If you don't need a printable String, you can encode the long in four chars after you've shifted the value by Long.MIN_VALUE (-0x80000000) to emulate an unsigned long:

public static String convertLong(long value) {
    value += Long.MIN_VALUE;
    return "" + 
        (char)(value>>48) + (char)(value>>32) + 
        (char)(value>>16) + (char)value; 
}

public static long parseLong(String value) {
    return (
        (((long)value.charAt(0))<<48) + 
        (((long)value.charAt(1))<<32) + 
        (((long)value.charAt(2))<<16) + 
        (long)value.charAt(3)) + Long.MIN_VALUE;
}

Usage of surrogate pairs is not a problem, since the natural order of a string is defined by the UTF-16 values in its chars and not by the UCS-2 codepoint values.

jarnbjo
Sorry, but while this does work, it's using non-printable characters which isn't an option.
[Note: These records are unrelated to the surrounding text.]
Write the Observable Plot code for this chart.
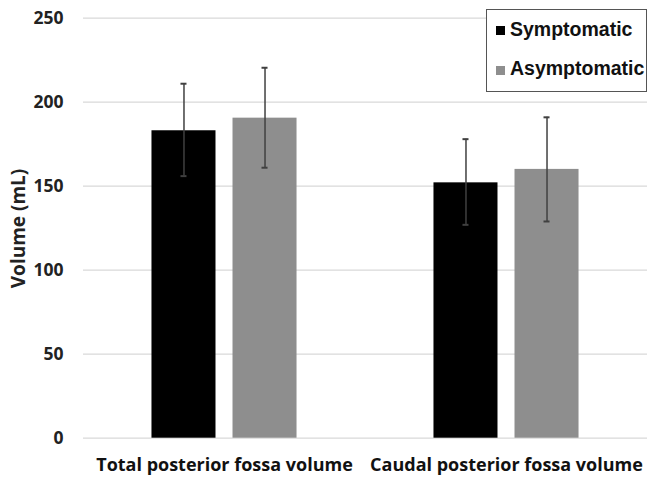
<!DOCTYPE html>
<html><head><meta charset="utf-8">
<script src="https://cdn.jsdelivr.net/npm/d3@7"></script>
<script src="https://cdn.jsdelivr.net/npm/@observablehq/plot@0.6"></script>
<style>
body{margin:0;background:#fff;}
#wrap{position:relative;width:647px;height:478px;overflow:hidden;}
.legend{position:absolute;left:486px;top:9px;width:161px;height:83px;box-sizing:border-box;border:1px solid #555;background:#fff;font-family:"Liberation Sans",Arial,sans-serif;font-weight:bold;font-size:19.5px;color:#111;}
.sw{position:absolute;left:9px;width:9px;height:9px;}
.tx{position:absolute;left:23px;line-height:22px;white-space:nowrap;}
</style></head>
<body><div id="wrap"></div>
<script>
const categories = ["Total posterior fossa volume", "Caudal posterior fossa volume"];
const groups = ["Symptomatic", "Asymptomatic"];
const groupColors = ["#000000", "#8e8e8e"];
const symptomaticMean = [183, 152];
const symptomaticLow = [156, 127];
const symptomaticHigh = [211, 178];
const asymptomaticMean = [190.5, 160];
const asymptomaticLow = [161, 129];
const asymptomaticHigh = [220.5, 191];
const yTicks = [0, 50, 100, 150, 200, 250];

const rows = [];
categories.forEach((c, i) => {
  rows.push({category: c, group: groups[0], mean: symptomaticMean[i], low: symptomaticLow[i], high: symptomaticHigh[i]});
  rows.push({category: c, group: groups[1], mean: asymptomaticMean[i], low: asymptomaticLow[i], high: asymptomaticHigh[i]});
});

const chart = Plot.plot({
  width: 647,
  height: 478,
  marginLeft: 83,
  marginRight: 0,
  marginTop: 18,
  marginBottom: 40,
  style: {fontFamily: "'Open Sans', sans-serif", background: "#fff"},
  fx: {domain: categories, padding: 0, round: false},
  x: {domain: groups, paddingInner: 0.21, paddingOuter: 0.845, round: false, axis: null},
  y: {domain: [0, 250], range: [437.7, 17.7]},
  color: {domain: groups, range: groupColors},
  marks: [
    Plot.ruleY(yTicks, {stroke: "#d9d9d9", strokeWidth: 1.3}),
    Plot.barY(rows, {fx: "category", x: "group", y: "mean", fill: "group"}),
    Plot.ruleX(rows, {fx: "category", x: "group", y1: "low", y2: "high", stroke: "#404040", strokeWidth: 1.5}),
    Plot.tickY(rows, {fx: "category", x: "group", y: "low", stroke: "#404040", strokeWidth: 2, insetLeft: 29, insetRight: 29}),
    Plot.tickY(rows, {fx: "category", x: "group", y: "high", stroke: "#404040", strokeWidth: 2, insetLeft: 29, insetRight: 29}),
    Plot.axisY({ticks: yTicks, tickSize: 0, tickPadding: 20, fontSize: 17.5, fontWeight: "bold", fill: "#222",
      label: "Volume (mL)", labelAnchor: "center", labelArrow: "none", labelOffset: 72}),
    Plot.axisFx({anchor: "bottom", tickSize: 0, tickPadding: 20, fontSize: 18, fontWeight: "bold", fill: "#111", label: null})
  ]
});
chart.style.position = "absolute";
chart.style.left = "0";
chart.style.top = "0";
const wrap = document.getElementById("wrap");
wrap.appendChild(chart);
chart.querySelectorAll("[aria-label='y-axis label'] text").forEach(t => {t.setAttribute("font-size", "19"); t.setAttribute("font-weight", "bold");});

const legend = document.createElement("div");
legend.className = "legend";
groups.forEach((g, i) => {
  const sw = document.createElement("div");
  sw.className = "sw";
  sw.style.top = (i === 0 ? 16 : 56) + "px";
  sw.style.background = groupColors[i];
  legend.appendChild(sw);
  const tx = document.createElement("div");
  tx.className = "tx";
  tx.style.top = (i === 0 ? 8 : 47) + "px";
  tx.textContent = g;
  legend.appendChild(tx);
});
wrap.appendChild(legend);
</script></body></html>
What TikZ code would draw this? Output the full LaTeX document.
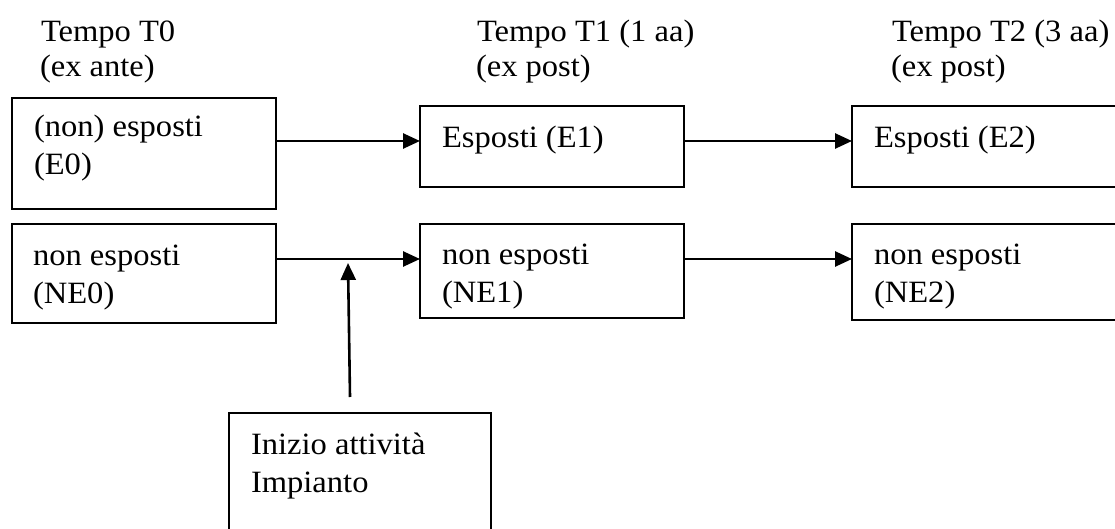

I've edited my question to include this requirement.
sfussenegger
So before I spend time thinking about another solution, would you mind sharing your definition of 'printable' with us? Are that all characters with a valid Unicode code point, ISO-8859-1 or perhaps just ASCII? Is a space character printable or not?
jarnbjo
I'd love to see something that doesn't cause headaches with possible encoding problems, fits in one line and plays nicely with representations in XML or CSV. [A-Za-Z0-9] should be a sane choice, but add some more if you need them. I'm not too strict on this requirement. For instance, using 0x00 as char will certainly cause headaches and must be avoided.
sfussenegger
A: 

There's a technique in RFC2550 -- an April 1st joke RFC about the Y10K problem with 4-digit dates -- that could be applied to this purpose. Essentially, each time the integer's string representation grows to require another digit, another letter or other (printable) character is prepended to retain desired sort-order. The negative rules are more arcane, yielding strings that are harder to read at a glance... but still easy enough to apply in code.

Nicely, for positive numbers, they're still readable.

See:

http://www.faqs.org/rfcs/rfc2550.html

gojomo